これが研ぎ上げたものです。写真では分かりにくいですが、地・刃ともに同じように鏡面状態になり、ギラギラとして何かイヤな感じがします。所々にキズも付いています。切ることだけを目的とすればこれで十分でしょうが、美しさを感じません。天然仕上げ砥石に比べると吸水性が強く、研いだときの手ごたえもギクシャクとして何か不自然なものを感じます。




これは上の人造砥石と同じくらいの粒度の天然砥石で、京都八木ノ嶋産巣板です。写真左の砥石粉の反応はpH7ほどの中性で、右の写真の研ぎ汁はpH8の弱アルカリでしょうか。




これが研ぎ上がった鉋刃。上の人造砥石で研いだものと同じものです。地鉄(じがね)と鋼(はがね)がくっきりと分かれ、全体にしっとりとして落ち着きがあります。地鉄の沸(にえ)も現われています。手許には上に挙げた人造仕上げ砥しかありませんが、他のメーカーのものには天然ものと同様の研ぎ感と仕上がりのものが存在するのでしょうか。もしそういうものをご存知の方は、ぜひご一報お願いいたします。

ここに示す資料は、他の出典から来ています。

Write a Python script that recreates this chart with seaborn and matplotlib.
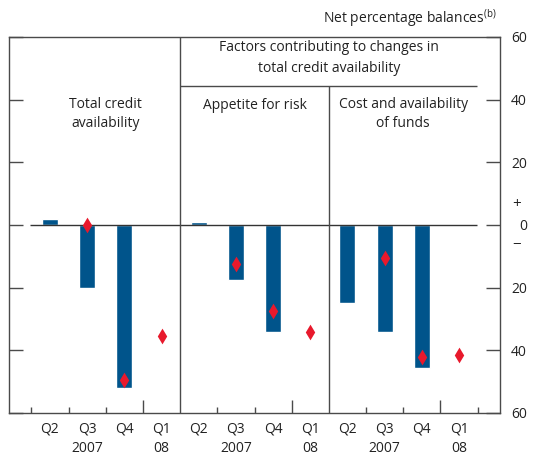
import numpy as np
import pandas as pd
import matplotlib
matplotlib.use("Agg")
import matplotlib.pyplot as plt
import matplotlib.transforms as mtransforms
import seaborn as sns

# ---- data -------------------------------------------------------------
quarters = ["Q2", "Q3", "Q4", "Q1"]
year_labels = ["", "2007", "", "08"]
panels = ["Total credit\navailability", "Appetite for risk", "Cost and availability\nof funds"]
header = "Factors contributing to changes in\ntotal credit availability"

bars_total = [2, -20, -52, np.nan]
diam_total = [np.nan, 0, -49.5, -35.5]
bars_risk = [1, -17.5, -34, np.nan]
diam_risk = [np.nan, -12.5, -27.5, -34]
bars_cost = [-25, -34, -45.5, np.nan]
diam_cost = [np.nan, -10.5, -42, -41.5]

y_ticks = [-60, -40, -20, 0, 20, 40, 60]
y_ticklabels = ["60", "40", "20", "0", "20", "40", "60"]

BLUE = "#00548B"
RED = "#E8192C"
FRAME = "#4a4a4a"
TEXT = "#222222"

# ---- build tables -----------------------------------------------------
rows_b, rows_d = [], []
for p, (b, d) in enumerate([(bars_total, diam_total), (bars_risk, diam_risk), (bars_cost, diam_cost)]):
    for q in range(4):
        pos = p * 4 + q
        if not np.isnan(b[q]):
            rows_b.append({"pos": pos, "value": b[q]})
        if not np.isnan(d[q]):
            rows_d.append({"pos": pos, "value": d[q]})
df_b = pd.DataFrame(rows_b)
df_d = pd.DataFrame(rows_d)

# ---- figure -----------------------------------------------------------
sns.set_style("white")
plt.rcParams["font.family"] = ["Open Sans", "DejaVu Sans"]
plt.rcParams["mathtext.fontset"] = "custom"
plt.rcParams["mathtext.rm"] = "Open Sans"

W, H = 533, 455
fig = plt.figure(figsize=(W / 100, H / 100), dpi=100)
ax = fig.add_axes([9 / W, (H - 413) / H, (500 - 9) / W, (413 - 37) / H])

sns.barplot(data=df_b, x="pos", y="value", native_scale=True, orient="x",
            width=0.43, color=BLUE, saturation=1, errorbar=None, ax=ax, zorder=2)
sns.scatterplot(data=df_d, x="pos", y="value", marker="d", s=64, color=RED,
                linewidth=0, ax=ax, zorder=4)

ax.set_xlim(-1.1, 12.1)
ax.set_ylim(-60, 60)
ax.set_xlabel("")
ax.set_ylabel("")

for s in ax.spines.values():
    s.set_color(FRAME)
    s.set_linewidth(1.0)

# zero line and panel dividers
ax.hlines(0, -0.53, 11.48, color="#333333", lw=1.0, zorder=3)
ax.vlines(3.5, -60, 60, color=FRAME, lw=1.0, zorder=3)
ax.vlines(7.5, -60, 44.4, color=FRAME, lw=1.0, zorder=3)
ax.hlines(44.4, 3.5, 11.48, color=FRAME, lw=1.0, zorder=3)

# x ticks: boundaries (major), labels at centres (minor)
bounds = [-0.5, 0.5, 1.5, 2.5, 4.5, 5.5, 6.5, 8.5, 9.5, 10.5, 11.5]
tall = {2.5, 6.5, 10.5}
ax.set_xticks(bounds)
ax.set_xticklabels([""] * len(bounds))
ax.tick_params(axis="x", which="major", direction="in", length=4.3, width=1.0,
               color=FRAME, bottom=True, top=False)
for t, loc in zip(ax.xaxis.get_major_ticks(), bounds):
    if loc in tall:
        t.tick1line.set_markersize(9.4)

centres = list(range(12))
labels = []
for p in range(3):
    for q in range(4):
        lab = quarters[q]
        if year_labels[q]:
            lab += "\n" + year_labels[q]
        labels.append(lab)
ax.set_xticks(centres, minor=True)
ax.set_xticklabels(labels, minor=True, fontsize=10, color=TEXT, linespacing=1.42)
ax.tick_params(axis="x", which="minor", length=0, pad=6)

# y ticks: inward both sides, labels on right
ax.set_yticks(y_ticks)
ax.set_yticklabels(y_ticklabels)
ax.tick_params(axis="y", direction="in", length=10, width=1.0, color=FRAME,
               left=True, right=True, labelleft=False, labelright=True,
               labelsize=10, labelcolor=TEXT, pad=19.5)
for t in ax.yaxis.get_major_ticks():
    t.label2.set_horizontalalignment("right")

trans = mtransforms.blended_transform_factory(ax.transAxes, ax.transData)
ax.text(1.0346, 6.7, "+", transform=trans, ha="center", va="center", fontsize=11, color=TEXT)
ax.text(1.0346, -6.7, "\u2212", transform=trans, ha="center", va="center", fontsize=11, color=TEXT)

# panel texts
ax.text(1.5, 35.4, panels[0], ha="center", va="center", fontsize=10, color=TEXT, linespacing=1.4)
ax.text(5.5, 38.2, panels[1], ha="center", va="center", fontsize=10, color=TEXT)
ax.text(9.5, 35.4, panels[2], ha="center", va="center", fontsize=10, color=TEXT, linespacing=1.4)
ax.text(7.5, 53.3, header, ha="center", va="center", fontsize=10, color=TEXT, linespacing=1.5)

fig.text(497 / W, 1 - 18 / H, r"Net percentage balances$^{\mathrm{(b)}}$",
         ha="right", va="center", fontsize=10, color=TEXT)

fig.savefig("out.png", dpi=100)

さて、次ぎには同じ産地のもので反応が硬いものと柔らかいものを比較してみたいと思います。




これは滋賀県・高島産の硬めの巣板です。これまでの天然仕上げ砥石と同様に、砥石汁はpH7の中性で、研ぎ汁はpH8くらいの弱アルカリ性です。




そしてこれは同じく高島産の柔らかめの巣板です。pH反応は硬めのものとほぼ同じです。




これは京都・大平産のものですが、おそらく戸前だと思います。やや硬めのものです。これも上の高島産のもの2点とほぼ同じ反応です。

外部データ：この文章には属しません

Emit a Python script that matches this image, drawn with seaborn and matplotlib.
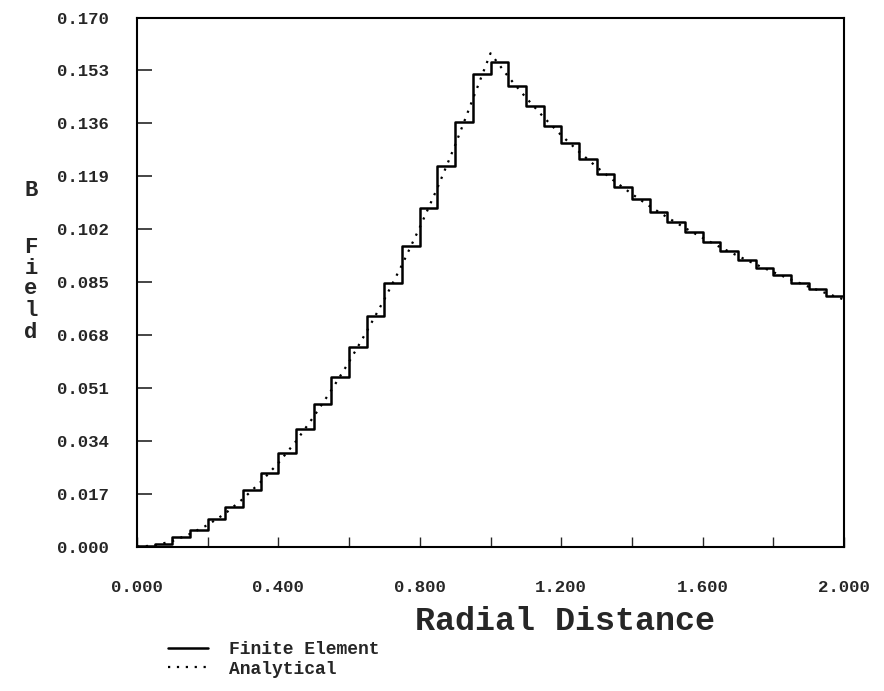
import numpy as np
import pandas as pd
import matplotlib
matplotlib.use("Agg")
import matplotlib.pyplot as plt
import seaborn as sns

# Element edges (radial distance) and finite-element step values
r_edges = np.round(np.arange(0.0, 2.0001, 0.05), 3)
fe_values = [
    0.0002, 0.0010, 0.0030, 0.0055, 0.0088, 0.0129, 0.0181, 0.0238, 0.0302, 0.0377,
    0.0460, 0.0546, 0.0642, 0.0742, 0.0848, 0.0967, 0.1087, 0.1223, 0.1363, 0.1518,
    0.1556, 0.1480, 0.1416, 0.1352, 0.1296, 0.1244, 0.1197, 0.1155, 0.1116, 0.1074,
    0.1044, 0.1012, 0.0980, 0.0950, 0.0921, 0.0896, 0.0872, 0.0848, 0.0827, 0.0806,
]
# Analytical curve values at the element nodes
an_values = [
    0.0000, 0.0004, 0.0018, 0.0041, 0.0070, 0.0107, 0.0154, 0.0208, 0.0269, 0.0339,
    0.0418, 0.0503, 0.0594, 0.0692, 0.0795, 0.0906, 0.1026, 0.1153, 0.1290, 0.1438,
    0.1585, 0.1510, 0.1443, 0.1380, 0.1322, 0.1269, 0.1220, 0.1175, 0.1133, 0.1094,
    0.1058, 0.1024, 0.0992, 0.0962, 0.0934, 0.0907, 0.0882, 0.0858, 0.0835, 0.0814,
    0.0794,
]
y_ticks = [0.000, 0.017, 0.034, 0.051, 0.068, 0.085, 0.102, 0.119, 0.136, 0.153, 0.170]
x_major = [0.0, 0.4, 0.8, 1.2, 1.6, 2.0]
x_minor = [0.2, 0.6, 1.0, 1.4, 1.8]

fe_df = pd.DataFrame({"r": r_edges, "B": fe_values + [fe_values[-1]]})
an_df = pd.DataFrame({"r": r_edges, "B": an_values})

sns.set_style("ticks")
MONO = ["Liberation Mono", "DejaVu Sans Mono"]
plt.rcParams["font.family"] = MONO

fig = plt.figure(figsize=(8.84, 6.91), dpi=100)
ax = fig.add_axes([137 / 884, 1 - 546.7 / 691, (844 - 137) / 884, (546.7 - 17.5) / 691])

sns.lineplot(data=fe_df, x="r", y="B", ax=ax, color="black", lw=1.8,
             drawstyle="steps-post", estimator=None, label="Finite Element")
sns.lineplot(data=an_df, x="r", y="B", ax=ax, color="black", lw=1.6,
             linestyle=(0, (1, 3)), estimator=None, label="Analytical")

ax.set_xlim(0, 2.0)
ax.set_ylim(0, 0.170)
ax.set_yticks(y_ticks)
ax.set_yticklabels([f"{v:.3f}" for v in y_ticks])
ax.set_xticks(x_major)
ax.set_xticklabels([f"{v:.3f}" for v in x_major])
ax.set_xticks(x_minor, minor=True)
ax.tick_params(axis="y", direction="in", length=11, width=1.2, pad=20, labelsize=12.5)
ax.tick_params(axis="x", which="both", direction="in", length=7, width=1.0, pad=24, labelsize=12.5)
for lab in ax.get_xticklabels() + ax.get_yticklabels():
    lab.set_fontweight("bold")
for s in ax.spines.values():
    s.set_linewidth(1.5)
    s.set_color("black")

ax.set_xlabel("")
ax.set_ylabel("")
fig.text(565 / 884, 1 - 621 / 691, "Radial Distance", ha="center", va="center",
         fontsize=24, fontweight="bold", family=MONO)
for ch, yy in zip("BField", [190, 247, 268, 289, 311, 333]):
    fig.text(31 / 884, 1 - yy / 691, ch, ha="center", va="center",
             fontsize=16, fontweight="bold", family=MONO)

ax.get_legend().remove()
handles, labels = ax.get_legend_handles_labels()
fig.legend(handles, labels, loc="upper left", bbox_to_anchor=(168 / 884, 1 - 641 / 691),
           frameon=False, borderpad=0, borderaxespad=0, handlelength=2.2,
           handletextpad=1.2, labelspacing=0.15,
           prop={"family": MONO, "weight": "bold", "size": 13})

fig.savefig("out.png", dpi=100)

これは刀剣の研ぎに使われる京都・大平産の内曇砥です。やや柔らかめのものです。これも他のものとほぼ同じ反応です。こういったように、手許にある天然仕上げ砥石40点ほどの反応を調べましたが、ほぼ同じ反応を示します。ただし、1点だけ少し違った反応のものがありました。




これは京都・菖蒲産の巣板ですが、砥石汁も研ぎ汁もほぼpH8と、同じ反応と云えるのでしょうか。研ぎ汁の方がややアルカリ度が強い感じですか。こういった反応は他の産地には見られないものでした。

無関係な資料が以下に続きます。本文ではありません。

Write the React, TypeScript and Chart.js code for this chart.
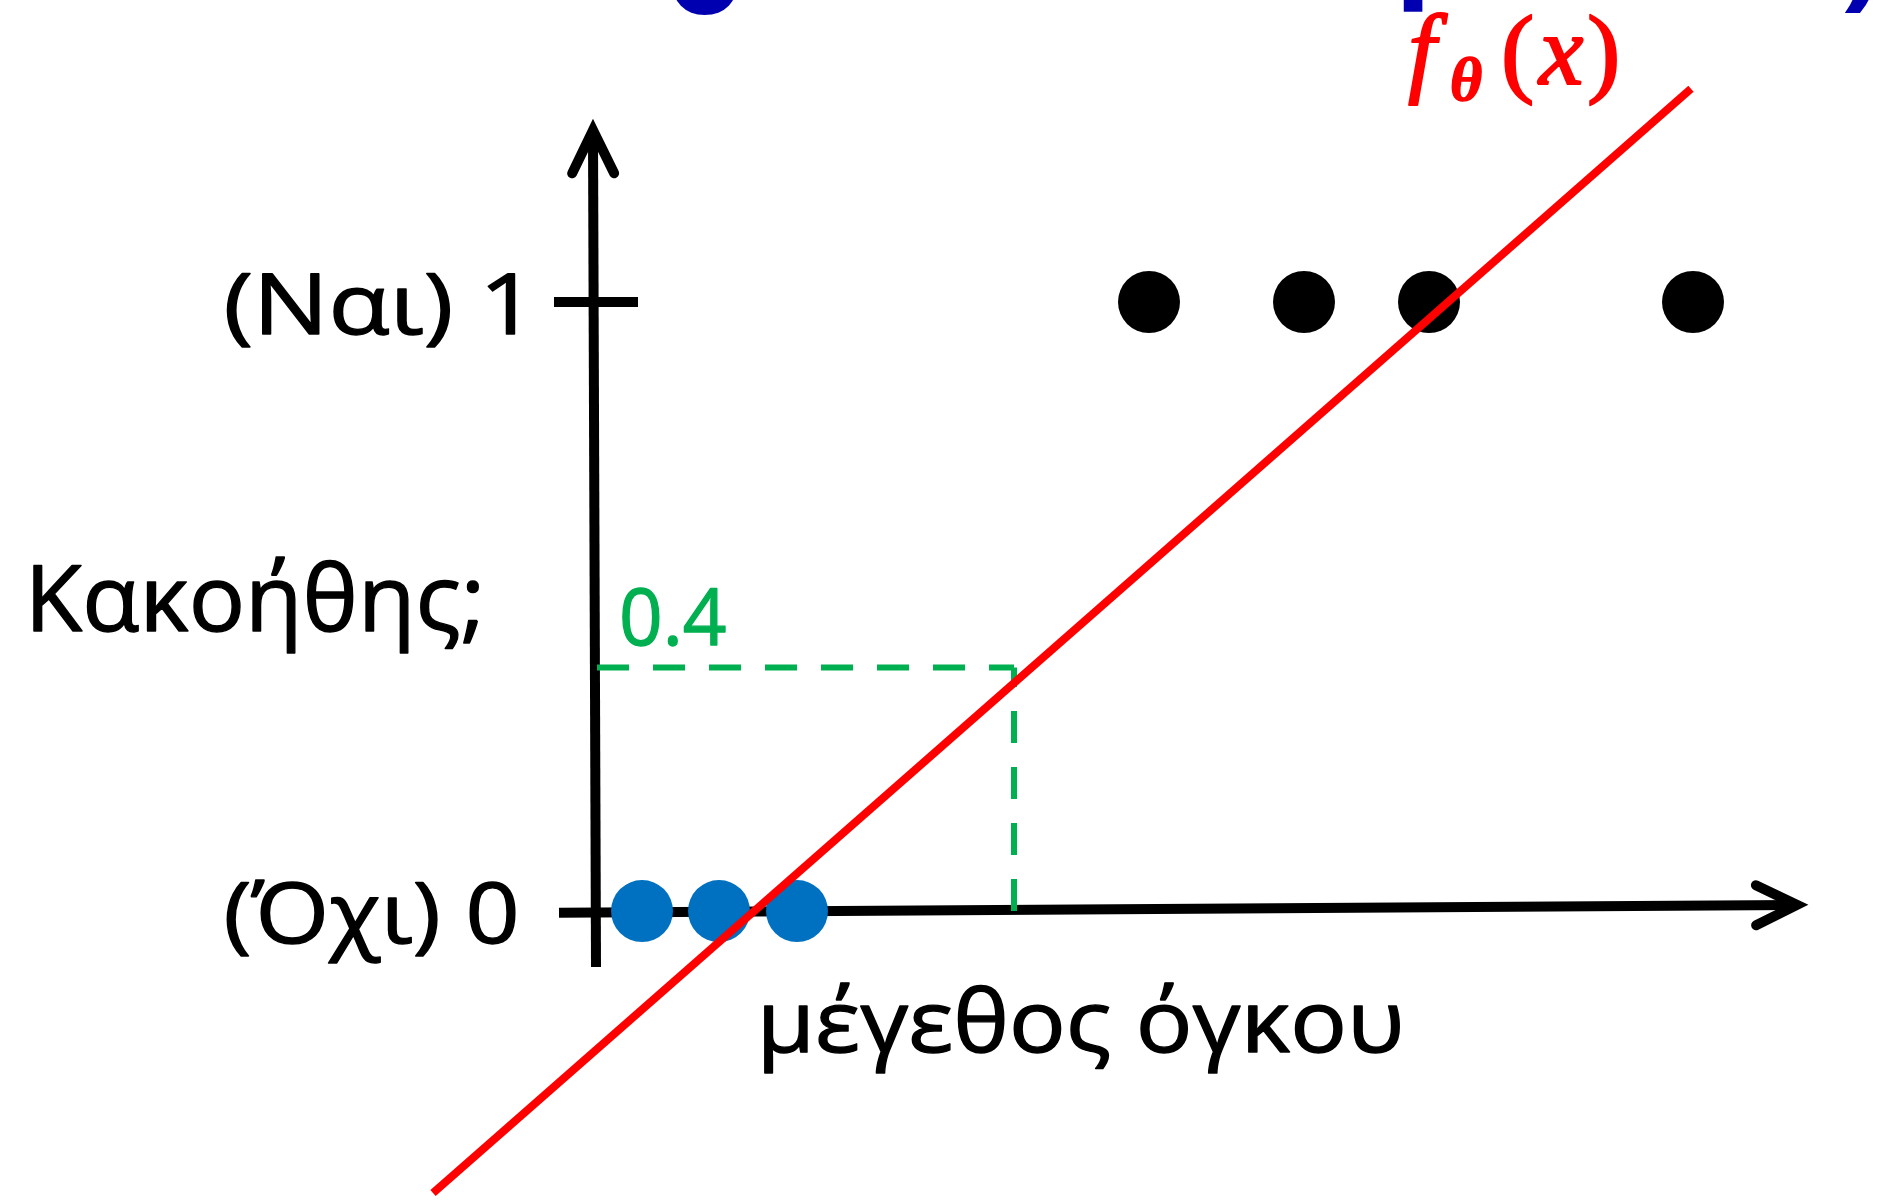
import { useEffect, useRef } from 'react';
import { Chart, registerables } from 'chart.js';

Chart.register(...registerables);

// ---- data ----
const benignX = [0.47, 1.24, 2.02];
const benignY = [0, 0, 0];
const malignantX = [5.54, 7.09, 8.34, 10.98];
const malignantY = [1, 1, 1, 1];
const fitLineX = [-1.62, 10.96];
const fitLineY = [-0.463, 1.35];
const thresholdValue = 0.4;
const thresholdSize = 4.19;
const yTickValues = [0, 1];
const yTickLabels = ['(Όχι) 0', '(Ναι) 1'];
const yAxisTitle = 'Κακοήθης;';
const xAxisTitle = 'μέγεθος όγκου';
const thresholdLabel = '0.4';
// axis extents (start, end) in data units, with the slight hand-drawn tilt
const yAxisExtentY = [-0.092, 1.282];
const yAxisExtentX = [0.01, -0.02];
const xAxisExtentX = [-0.36, 12.02];
const xAxisExtentY = [-0.003, 0.01];
const titleFragments = ['o', 'l', ')'];

const X_MIN = -5.95;
const X_MAX = 13.01;
const Y_MIN = -0.4745;
const Y_MAX = 1.4959;

const SANS = '"Open Sans", "Noto Sans", "DejaVu Sans", sans-serif';
const SERIF = '"Liberation Serif", "DejaVu Serif", serif';

function fitText(
  ctx: CanvasRenderingContext2D,
  text: string,
  font: string,
  color: string,
  anchorX: number,
  baselineY: number,
  targetW: number,
  align: 'left' | 'right' | 'center',
  weight = 1.3
) {
  ctx.save();
  ctx.font = font;
  ctx.fillStyle = color;
  ctx.strokeStyle = color;
  ctx.lineWidth = weight;
  ctx.lineJoin = 'round';
  ctx.textAlign = 'left';
  ctx.textBaseline = 'alphabetic';
  const m = ctx.measureText(text);
  const w = m.actualBoundingBoxLeft + m.actualBoundingBoxRight;
  const s = targetW / w;
  const left = align === 'left' ? anchorX : align === 'right' ? anchorX - targetW : anchorX - targetW / 2;
  ctx.translate(left, baselineY);
  ctx.scale(s, 1);
  ctx.fillText(text, m.actualBoundingBoxLeft, 0);
  if (weight > 0) ctx.strokeText(text, m.actualBoundingBoxLeft, 0);
  ctx.restore();
}

function inkText(
  ctx: CanvasRenderingContext2D,
  text: string,
  font: string,
  color: string,
  inkLeft: number,
  baselineY: number,
  weight = 0
) {
  ctx.save();
  ctx.font = font;
  ctx.fillStyle = color;
  ctx.strokeStyle = color;
  ctx.lineWidth = weight;
  ctx.lineJoin = 'round';
  ctx.textAlign = 'left';
  ctx.textBaseline = 'alphabetic';
  const m = ctx.measureText(text);
  ctx.fillText(text, inkLeft + m.actualBoundingBoxLeft, baselineY);
  if (weight > 0) ctx.strokeText(text, inkLeft + m.actualBoundingBoxLeft, baselineY);
  ctx.restore();
}

function inkBottomText(
  ctx: CanvasRenderingContext2D,
  text: string,
  font: string,
  color: string,
  inkLeft: number,
  inkBottom: number
) {
  ctx.save();
  ctx.font = font;
  ctx.fillStyle = color;
  ctx.textAlign = 'left';
  ctx.textBaseline = 'alphabetic';
  const m = ctx.measureText(text);
  ctx.fillText(text, inkLeft + m.actualBoundingBoxLeft, inkBottom - m.actualBoundingBoxDescent);
  ctx.restore();
}

function arrowHead(ctx: CanvasRenderingContext2D, x0: number, y0: number, x1: number, y1: number, back: number, spread: number) {
  const dx = x1 - x0;
  const dy = y1 - y0;
  const len = Math.hypot(dx, dy);
  const ux = dx / len;
  const uy = dy / len;
  const bx = x1 - ux * back;
  const by = y1 - uy * back;
  ctx.beginPath();
  ctx.moveTo(bx - uy * spread, by + ux * spread);
  ctx.lineTo(x1, y1);
  ctx.lineTo(bx + uy * spread, by - ux * spread);
  ctx.stroke();
}

const axesPlugin = {
  id: 'customAxes',
  beforeDatasetsDraw(chart: any) {
    const { ctx } = chart;
    const xs = chart.scales.x;
    const ys = chart.scales.y;
    ctx.save();
    ctx.strokeStyle = '#000';
    ctx.lineWidth = 10;
    ctx.lineCap = 'butt';
    // y axis
    const yx0 = xs.getPixelForValue(yAxisExtentX[0]);
    const yx1 = xs.getPixelForValue(yAxisExtentX[1]);
    const yy0 = ys.getPixelForValue(yAxisExtentY[0]);
    const yy1 = ys.getPixelForValue(yAxisExtentY[1]);
    ctx.beginPath();
    ctx.moveTo(yx0, yy0);
    ctx.lineTo(yx1, yy1 + 4);
    ctx.stroke();
    // x axis
    const xx0 = xs.getPixelForValue(xAxisExtentX[0]);
    const xx1 = xs.getPixelForValue(xAxisExtentX[1]);
    const xy0 = ys.getPixelForValue(xAxisExtentY[0]);
    const xy1 = ys.getPixelForValue(xAxisExtentY[1]);
    ctx.beginPath();
    ctx.moveTo(xx0, xy0);
    ctx.lineTo(xx1 - 4, xy1);
    ctx.stroke();
    // tick at y = 1
    const t1 = ys.getPixelForValue(yTickValues[1]);
    ctx.beginPath();
    ctx.moveTo(xs.getPixelForValue(-0.41), t1);
    ctx.lineTo(xs.getPixelForValue(0.43), t1);
    ctx.stroke();
    // arrowheads
    ctx.lineCap = 'round';
    ctx.lineJoin = 'miter';
    arrowHead(ctx, yx0, yy0, yx1, yy1, 43, 21);
    arrowHead(ctx, xx0, xy0, xx1, xy1, 41, 20);
    ctx.restore();
  },
};

const labelsPlugin = {
  id: 'customLabels',
  afterDraw(chart: any) {
    const { ctx } = chart;
    const xs = chart.scales.x;
    const ys = chart.scales.y;
    const ox = xs.getPixelForValue(0);
    yTickValues.forEach((v, i) => {
      const py = ys.getPixelForValue(v);
      fitText(ctx, yTickLabels[i], `84px ${SANS}`, '#000', ox - 80, py + 32, 288, 'right');
    });
    fitText(ctx, yAxisTitle, `92px ${SANS}`, '#000', 33, ys.getPixelForValue(0.46), 446, 'left');
    fitText(ctx, xAxisTitle, `86px ${SANS}`, '#000', 1082, ys.getPixelForValue(0) + 141, 635, 'center');
    fitText(ctx, thresholdLabel, `78px ${SANS}`, '#00B050', ox + 27, ys.getPixelForValue(thresholdValue) - 22, 104, 'left');
    const red = '#FF0000';
    inkText(ctx, 'f', `italic 100px ${SERIF}`, red, 1409, 84, 2);
    inkText(ctx, 'θ', `italic bold 62px ${SERIF}`, red, 1452, 100, 1.5);
    inkText(ctx, '(', `100px ${SERIF}`, red, 1505, 84, 2);
    inkText(ctx, 'x', `italic 100px ${SERIF}`, red, 1537, 84, 2);
    inkText(ctx, ')', `100px ${SERIF}`, red, 1590, 84, 2);
    const blue = '#0000B0';
    inkBottomText(ctx, titleFragments[0], `bold 125px ${SANS}`, blue, 671, 15);
    inkBottomText(ctx, titleFragments[1], `bold 125px ${SANS}`, blue, 1403, 12);
    inkBottomText(ctx, titleFragments[2], `bold 125px ${SANS}`, blue, 1844, 13);
  },
};

export default function App() {
  const ref = useRef<HTMLCanvasElement>(null);
  useEffect(() => {
    document.body.style.margin = '0';
    const canvas = ref.current!;
    const toPts = (xs: number[], ys: number[]) => xs.map((x, i) => ({ x, y: ys[i] }));
    const chart = new Chart(canvas, {
      type: 'scatter',
      data: {
        datasets: [
          {
            label: 'fit',
            data: toPts(fitLineX, fitLineY),
            showLine: true,
            borderColor: '#FF0000',
            backgroundColor: '#FF0000',
            borderWidth: 8,
            pointRadius: 0,
            clip: false,
          } as any,
          {
            label: 'malignant',
            data: toPts(malignantX, malignantY),
            pointRadius: 31,
            pointBorderWidth: 0,
            backgroundColor: '#000000',
            borderColor: '#000000',
          },
          {
            label: 'benign',
            data: toPts(benignX, benignY),
            pointRadius: 31,
            pointBorderWidth: 0,
            backgroundColor: '#0070C0',
            borderColor: '#0070C0',
          },
          {
            label: 'thresholdH',
            data: [
              { x: 0.02, y: thresholdValue },
              { x: thresholdSize, y: thresholdValue },
            ],
            showLine: true,
            borderColor: '#00B050',
            borderWidth: 6,
            borderDash: [32, 24],
            pointRadius: 0,
          } as any,
          {
            label: 'thresholdV',
            data: [
              { x: thresholdSize, y: 0 },
              { x: thresholdSize, y: thresholdValue },
            ],
            showLine: true,
            borderColor: '#00B050',
            borderWidth: 6,
            borderDash: [32, 24],
            pointRadius: 0,
          } as any,
        ],
      },
      options: {
        responsive: false,
        animation: false,
        devicePixelRatio: 1,
        events: [],
        layout: { padding: 0, autoPadding: false },
        plugins: {
          legend: { display: false },
          tooltip: { enabled: false },
          title: { display: false },
        },
        scales: {
          x: { type: 'linear', display: false, min: X_MIN, max: X_MAX },
          y: { type: 'linear', display: false, min: Y_MIN, max: Y_MAX },
        },
      } as any,
      plugins: [axesPlugin, labelsPlugin],
    });
    return () => chart.destroy();
  }, []);
  return (
    <div style={{ position: 'fixed', left: 0, top: 0, width: 1896, height: 1200, background: '#fff' }}>
      <canvas ref={ref} width={1896} height={1200} style={{ display: 'block', width: 1896, height: 1200 }} />
    </div>
  );
}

最後に、これは京都・鳴滝産の巣板です。砥石そのものはpH6くらいの弱酸性でしょうか。研ぎ汁はpH7の中性としておきます。これまで調べたなかでは研ぎ汁のアルカリ度がもっとも低いようです。これは硫黄成分の影響でしょうか。この砥石は鳴滝産にしては硫黄分は少ないということです。ですから砥石自体からは硫黄臭はしていませんが、研ぎ汁はやや臭います。
以上、天然仕上げ砥石と一部人造中砥、人造仕上げ砥の砥石汁と研ぎ汁の水素イオン濃度を調べてみましたが、だからどうなんだろう、という思いしか今はありません。